Yes, football season is in full swing, already four games into the season. There is just something relaxing about watching a game or two on Sunday afternoon, hanging out with family and friends, and eating some good food. I’d love for the Patriots to win all their games, but does it really matter in the grand scheme of things? If I’m watching the game all by myself and my team wins, it’s not as much fun as watching the game when my team loses if I’m with a bunch of people. Unless I have something important to do, I’m watching at least one game every Sunday.

I didn’t play organized football as a kid. We had plenty of games, either playing two-hand touch in the street, or playing tackle football in our back yard or in the field at the cemetery. We also played another kind of football. There was no running, no passing and no tackling. We didn’t even go outside to play it. No, this kind of football was played indoors, on a table or a desk, with paper. That’s right, paper. You took a piece of paper and folded it into a small triangle and pushed the “football” toward the other guy’s end of the table. If it hung over the end without falling off, you had a touchdown. You kicked extra points by having the other guy lean on his elbows and make a “U” shape with his two hands, thumbs touching and pointer fingers extended up for goal posts. You had to kick it through the uprights for it to be good.

I guess the real name of the game is paper football, but we just called it table football. In elementary school, we played at recess on a table at the back of the room when we couldn’t go outside due to bad weather. When the bell rang for the end of recess the game was over. One year we decided to make the football out of construction paper instead of regular white-lined paper. That little paper football left a mark! In middle school, we played at lunch on a table in the corner of the cafeteria.
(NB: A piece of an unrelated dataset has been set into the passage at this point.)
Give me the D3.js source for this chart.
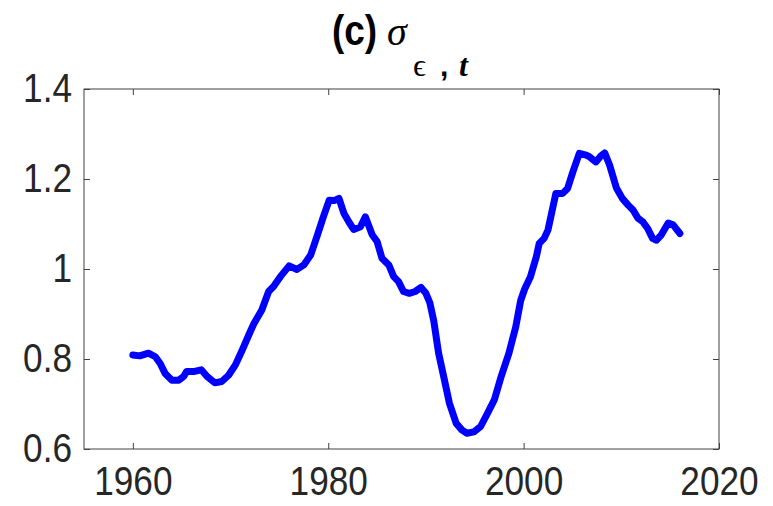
<!DOCTYPE html>
<html>
<head>
    <title>sigma epsilon t</title>
    <script src="https://cdn.jsdelivr.net/npm/d3@7"></script>
    <style>
        body { margin: 0; background: #fff; }
        .tick text { font-family: "Liberation Sans", Arial, sans-serif; font-size: 40px; fill: #262626; }
        .tick line { stroke: #404040; }
    </style>
</head>
<body>
    <div id="chart"></div>

    <script>
        // values
        var years = [1960.0,1960.7,1961.6,1962.3,1962.8,1963.3,1964.0,1964.7,1965.2,1965.5,1966.2,1967.0,1967.6,1968.4,1969.1,1969.8,
            1970.5,1971.2,1972.0,1972.4,1973.2,1973.9,1974.4,1975.1,1976.0,1976.8,1977.5,1978.2,1978.9,1979.5,1980.1,1980.6,
            1981.1,1981.6,1982.1,1982.6,1983.3,1983.8,1984.5,1985.0,1985.5,1986.2,1986.7,1987.2,1987.7,1988.3,1988.9,1989.5,
            1990.0,1990.4,1990.8,1991.3,1991.9,1992.4,1993.1,1993.7,1994.2,1994.9,1995.6,1996.3,1997.0,1997.7,1998.5,1999.2,
            1999.7,2000.1,2000.7,2001.3,2001.6,2002.1,2002.5,2003.0,2003.3,2004.0,2004.5,2005.0,2005.7,2006.4,2006.7,2007.4,
            2007.9,2008.3,2008.8,2009.5,2010.1,2010.7,2011.2,2011.7,2012.2,2012.7,2013.2,2013.6,2014.1,2014.8,2015.3,2016.0];
        var sigma = [0.809,0.807,0.813,0.805,0.790,0.768,0.753,0.753,0.761,0.772,0.772,0.776,0.761,0.747,0.750,0.764,
            0.787,0.820,0.860,0.879,0.909,0.950,0.961,0.983,1.007,0.999,1.009,1.031,1.076,1.116,1.153,1.152,
            1.157,1.124,1.105,1.088,1.094,1.116,1.076,1.061,1.024,1.009,0.983,0.972,0.950,0.946,0.950,0.959,
            0.946,0.925,0.885,0.813,0.753,0.702,0.657,0.642,0.635,0.638,0.650,0.679,0.709,0.761,0.813,0.872,
            0.930,0.955,0.983,1.027,1.057,1.068,1.087,1.138,1.168,1.168,1.179,1.213,1.257,1.253,1.250,1.238,
            1.251,1.258,1.231,1.180,1.157,1.142,1.131,1.113,1.105,1.090,1.068,1.064,1.076,1.102,1.098,1.079];
        var xTicks = [1960, 1980, 2000, 2020];
        var yTicks = [0.6, 0.8, 1, 1.2, 1.4];

        var width = 773, height = 506;
        var plotL = 84, plotR = 719, plotT = 89, plotB = 449;
        var squeeze = 0.88;

        var svg = d3.select("#chart").append("svg")
            .attr("width", width)
            .attr("height", height);

        var x = d3.scaleLinear().domain([1955, 2020]).range([plotL, plotR]);
        var y = d3.scaleLinear().domain([0.6, 1.4]).range([plotB, plotT]);

        // box
        svg.append("rect")
            .attr("x", plotL).attr("y", plotT)
            .attr("width", plotR - plotL).attr("height", plotB - plotT)
            .attr("fill", "none").attr("stroke", "#404040").attr("stroke-width", 1);

        // ticks point inward, mirrored on the opposite sides
        var gx = svg.append("g").attr("transform", "translate(0," + plotB + ")")
            .call(d3.axisBottom(x).tickValues(xTicks).tickFormat(d3.format("d"))
                .tickSizeInner(-6).tickSizeOuter(0).tickPadding(18));
        gx.selectAll("text").attr("transform", "scale(" + squeeze + ",1)");

        var gy = svg.append("g").attr("transform", "translate(" + plotL + ",0)")
            .call(d3.axisLeft(y).tickValues(yTicks).tickFormat(d => String(+d.toFixed(1)))
                .tickSizeInner(-6).tickSizeOuter(0).tickPadding(12));
        gy.selectAll("text")
            .attr("x", -12 / squeeze)
            .attr("transform", "scale(" + squeeze + ",1)");

        svg.append("g").attr("transform", "translate(0," + plotT + ")")
            .call(d3.axisTop(x).tickValues(xTicks).tickFormat("").tickSizeInner(-6).tickSizeOuter(0));
        svg.append("g").attr("transform", "translate(" + plotR + ",0)")
            .call(d3.axisRight(y).tickValues(yTicks).tickFormat("").tickSizeInner(-6).tickSizeOuter(0));

        svg.selectAll(".domain").remove();

        // series
        var line = d3.line()
            .x((d, i) => x(years[i]))
            .y(d => y(d));

        svg.append("path")
            .datum(sigma)
            .attr("d", line)
            .attr("fill", "none")
            .attr("stroke", "#0000ff")
            .attr("stroke-width", 7)
            .attr("stroke-linejoin", "round")
            .attr("stroke-linecap", "round");

        // title: (c) sigma_{epsilon, t}
        var title = svg.append("g").attr("fill", "#000");
        title.append("text")
            .attr("x", 332 / squeeze).attr("y", 45)
            .attr("transform", "scale(" + squeeze + ",1)")
            .style("font-family", "'Liberation Sans', Arial, sans-serif")
            .style("font-size", "42px").style("font-weight", "bold")
            .text("(c)");
        title.append("text")
            .attr("x", 387).attr("y", 45)
            .style("font-family", "'Liberation Serif', 'Times New Roman', serif")
            .style("font-size", "40px").style("font-style", "italic")
            .text("σ");
        title.append("text")
            .attr("x", 413).attr("y", 76)
            .style("font-family", "'Liberation Serif', 'Times New Roman', serif")
            .style("font-size", "32px")
            .text("ϵ");
        title.append("text")
            .attr("x", 440).attr("y", 76)
            .style("font-family", "'Liberation Sans', Arial, sans-serif")
            .style("font-size", "30px").style("font-weight", "bold")
            .text(",");
        title.append("text")
            .attr("x", 459).attr("y", 76)
            .style("font-family", "'Liberation Serif', 'Times New Roman', serif")
            .style("font-size", "32px").style("font-weight", "bold").style("font-style", "italic")
            .text("t");
    </script>
</body>
</html>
If too many people (girls) complained about getting hit in the back of the head by a football, that was the end of that game, so we tried to get a table in the corner away from everybody else. We even played a little in high school at lunch or in study hall. Study hall was a time when you didn’t have a class scheduled and you were supposed to, well, study. However, not many people studied in study hall. We felt like we were getting a little too old for paper football, so it kind of died out after freshman year.

We used to play at home, too. We had a perfect sized coffee table in the living room that was just made for paper football. It was smooth wood on top, no ridges, no tiles, no nothing, just wood. I think one of my brothers might have made it in woodshop in school. I liked playing against my older brothers because size didn’t matter, I could actually beat them in spite of how much smaller I was. Of course, most of the time they beat me anyway, but it was still fun to play. It was awesome to drill them in the face with that little paper football when kicking extra points. I was pretty accurate with those. We’d play, laugh, have fun and usually end up fighting about something. Then we’d pull ourselves together and finish the game before Mom shut the whole thing down. No, it was better to overlook our differences of opinion on whether it was a touchdown or not than to have to do a couch faceoff, even if it only lasted a few minutes. It killed the flow of the game.

We had a lot of fun playing paper football when we were kids. It was quick, easy, there weren’t a lot of rules, and no one got hurt. You didn’t need to have a deep blue sky and warm sun to play, but there’s just something about a crisp, sunny, Fall afternoon in New England that just begs you to go outside and enjoy the sights, sounds and smells of the season.